I'm liking a low profile gas block on a carbine with a 15" free-float handguard more than the dissipator these days.

Although the dissy prolonged my ability to use iron sights for a couple of years as my presbyopia slowly worsened. For me now, irons are only for emergency from a failed optic (I use QD mounts) but its really little better than "I fart in your general direction" effectiveness if I actually have to use irons :)
 
According to Jim Sullivan, the AR needs about 7" of barrel in front of the gas port for proper dwell time, port pressures, etc.

So, I'm guessing with the Dissipator style, you get that 7" in front of the gas port, the longest sight radius possible (ie that of a rifle), and a short-ish barrel?

Interesting concept.
 
That's an awesome build, Gunny. I like it a lot. But I have a question: I always thought that in order to be a dissipator it had to have a low-profile gas block with an A2 sight close to the end of the barrel that acted as a sight only and not a gas block.
Modern "mock dissipators" have mid or carbine gas with full rifle sight radius. True original dissipators have rifle gas.
 
I've always liked the Dissy.

I may eventually make an upper. It's on my "list"
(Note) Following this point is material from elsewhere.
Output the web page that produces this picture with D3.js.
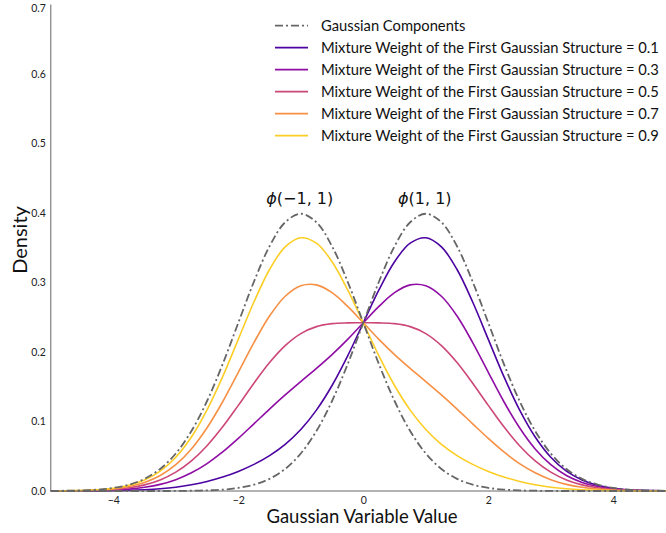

(So many rifles, so little funds :) :( )
 
The reason I don't care for the shorter gas systems on a Dissipator is that when working the rifle hard the area where the gas block is gets hot. Most often that is where my forward hand is.
If I remember right the Dissipator concept was aimed at the military, to have a short barrel rifle with a longer sight radius. It used a heavy machine gun barrel to help with control with full auto fring. Back in the 80s there weren't a bunch of compact electronic sights like today and the longer sight radius was an advantage on a carbine.